- **Written request**
Locate the lines that hold the string "document". Copy every such line.

- **Material**
## BEGIN

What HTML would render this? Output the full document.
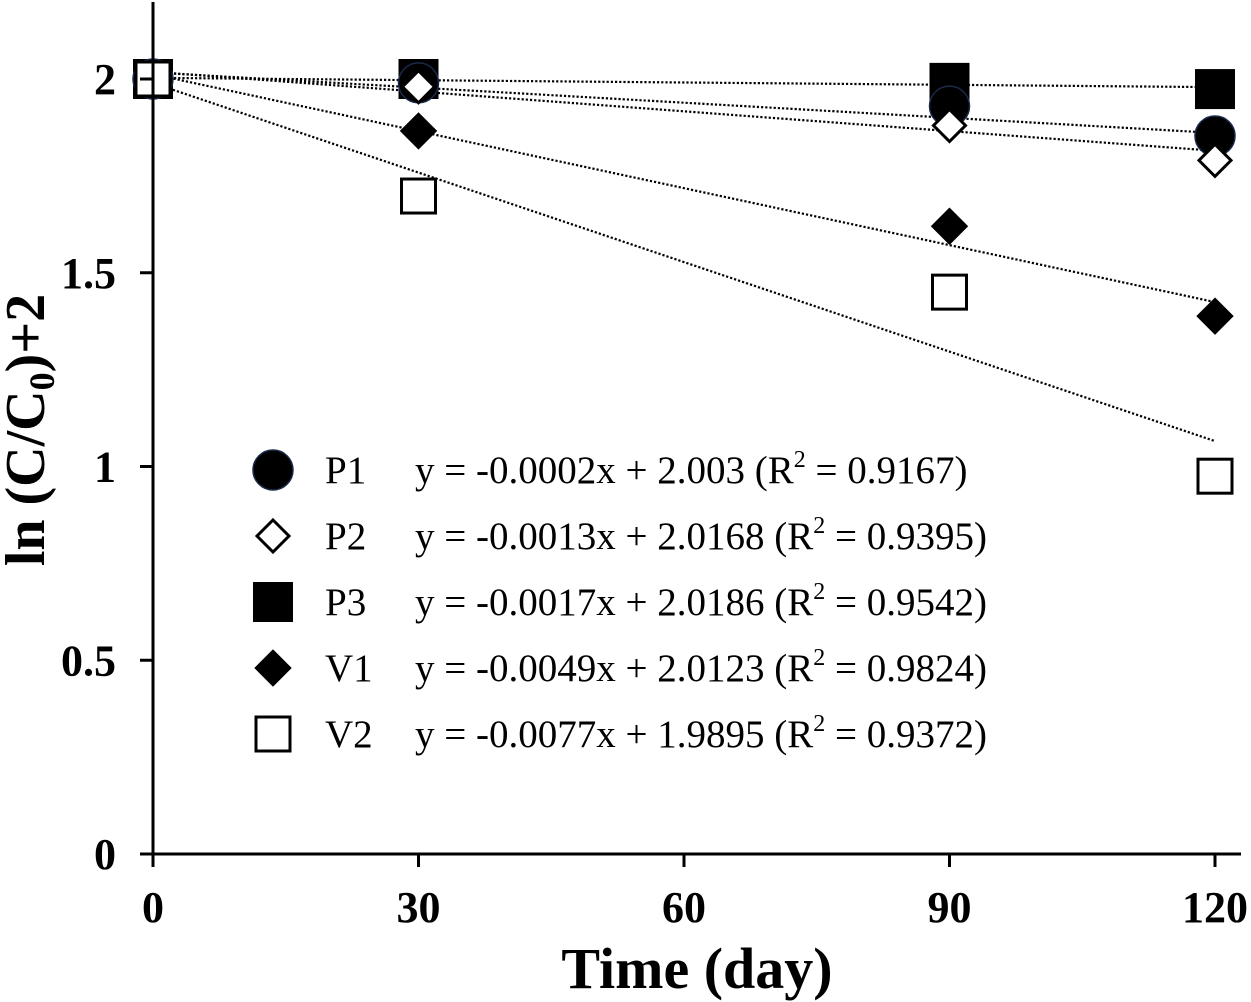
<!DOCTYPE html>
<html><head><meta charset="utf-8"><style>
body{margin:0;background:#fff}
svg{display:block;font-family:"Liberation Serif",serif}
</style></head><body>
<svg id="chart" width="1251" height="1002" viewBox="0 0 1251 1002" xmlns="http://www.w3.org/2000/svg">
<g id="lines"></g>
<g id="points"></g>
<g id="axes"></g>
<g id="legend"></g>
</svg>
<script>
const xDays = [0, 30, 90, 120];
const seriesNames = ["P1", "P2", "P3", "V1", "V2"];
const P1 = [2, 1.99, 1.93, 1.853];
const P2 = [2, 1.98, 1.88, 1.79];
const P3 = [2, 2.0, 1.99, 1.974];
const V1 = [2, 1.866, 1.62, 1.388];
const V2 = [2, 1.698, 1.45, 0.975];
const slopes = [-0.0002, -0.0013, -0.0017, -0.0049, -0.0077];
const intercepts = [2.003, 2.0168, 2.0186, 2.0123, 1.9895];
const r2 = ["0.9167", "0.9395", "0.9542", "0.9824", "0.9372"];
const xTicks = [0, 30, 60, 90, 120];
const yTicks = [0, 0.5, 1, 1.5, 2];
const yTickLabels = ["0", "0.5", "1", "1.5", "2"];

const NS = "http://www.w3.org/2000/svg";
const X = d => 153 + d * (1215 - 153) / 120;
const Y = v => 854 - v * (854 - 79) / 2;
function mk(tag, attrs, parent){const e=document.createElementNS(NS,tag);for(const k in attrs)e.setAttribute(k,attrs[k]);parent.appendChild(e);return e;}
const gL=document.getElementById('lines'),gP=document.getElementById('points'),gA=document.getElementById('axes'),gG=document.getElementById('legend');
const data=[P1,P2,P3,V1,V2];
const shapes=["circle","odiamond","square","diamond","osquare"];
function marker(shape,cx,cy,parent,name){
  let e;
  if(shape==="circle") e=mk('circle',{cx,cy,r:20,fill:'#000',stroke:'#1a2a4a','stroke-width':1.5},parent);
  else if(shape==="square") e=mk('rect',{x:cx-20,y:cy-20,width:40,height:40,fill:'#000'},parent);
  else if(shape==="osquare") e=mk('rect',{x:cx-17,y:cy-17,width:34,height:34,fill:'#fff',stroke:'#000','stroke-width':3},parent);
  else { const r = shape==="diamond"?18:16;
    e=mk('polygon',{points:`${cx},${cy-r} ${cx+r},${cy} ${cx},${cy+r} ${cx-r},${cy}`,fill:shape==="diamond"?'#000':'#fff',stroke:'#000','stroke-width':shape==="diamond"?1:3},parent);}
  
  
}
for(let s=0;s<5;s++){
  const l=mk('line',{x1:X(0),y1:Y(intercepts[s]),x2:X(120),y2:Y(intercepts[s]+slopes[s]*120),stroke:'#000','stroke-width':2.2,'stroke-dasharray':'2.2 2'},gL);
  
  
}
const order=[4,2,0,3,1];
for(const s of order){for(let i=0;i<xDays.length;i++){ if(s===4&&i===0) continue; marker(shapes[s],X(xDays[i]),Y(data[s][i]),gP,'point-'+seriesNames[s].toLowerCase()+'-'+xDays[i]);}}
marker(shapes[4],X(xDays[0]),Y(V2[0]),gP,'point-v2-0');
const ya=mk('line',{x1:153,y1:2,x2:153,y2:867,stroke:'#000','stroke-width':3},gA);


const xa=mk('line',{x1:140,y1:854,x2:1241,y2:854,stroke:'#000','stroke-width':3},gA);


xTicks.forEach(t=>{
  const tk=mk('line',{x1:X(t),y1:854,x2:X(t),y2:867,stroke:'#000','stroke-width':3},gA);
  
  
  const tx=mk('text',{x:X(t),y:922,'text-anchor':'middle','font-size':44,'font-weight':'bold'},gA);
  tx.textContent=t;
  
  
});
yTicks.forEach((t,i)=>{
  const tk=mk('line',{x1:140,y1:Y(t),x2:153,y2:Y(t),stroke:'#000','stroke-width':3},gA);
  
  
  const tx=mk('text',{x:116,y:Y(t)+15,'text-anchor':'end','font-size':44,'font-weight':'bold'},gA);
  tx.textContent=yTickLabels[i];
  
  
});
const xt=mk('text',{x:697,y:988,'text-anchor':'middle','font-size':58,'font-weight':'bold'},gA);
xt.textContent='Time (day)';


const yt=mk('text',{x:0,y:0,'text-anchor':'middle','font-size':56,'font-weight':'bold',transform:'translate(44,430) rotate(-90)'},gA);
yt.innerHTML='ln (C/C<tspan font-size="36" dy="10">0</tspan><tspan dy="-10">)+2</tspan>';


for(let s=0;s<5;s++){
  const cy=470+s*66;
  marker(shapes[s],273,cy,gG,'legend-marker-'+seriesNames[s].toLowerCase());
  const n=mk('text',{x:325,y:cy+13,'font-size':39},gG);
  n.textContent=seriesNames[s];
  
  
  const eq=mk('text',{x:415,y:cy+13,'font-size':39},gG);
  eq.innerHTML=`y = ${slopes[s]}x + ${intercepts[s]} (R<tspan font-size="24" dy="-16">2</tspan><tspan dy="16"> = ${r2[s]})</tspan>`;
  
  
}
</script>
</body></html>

## END

- **Exercise solution**
What HTML would render this? Output the full document.
function mk(tag, attrs, parent){const e=document.createElementNS(NS,tag);for(const k in attrs)e.setAttribute(k,attrs[k]);parent.appendChild(e);return e;}
const gL=document.getElementById('lines'),gP=document.getElementById('points'),gA=document.getElementById('axes'),gG=document.getElementById('legend');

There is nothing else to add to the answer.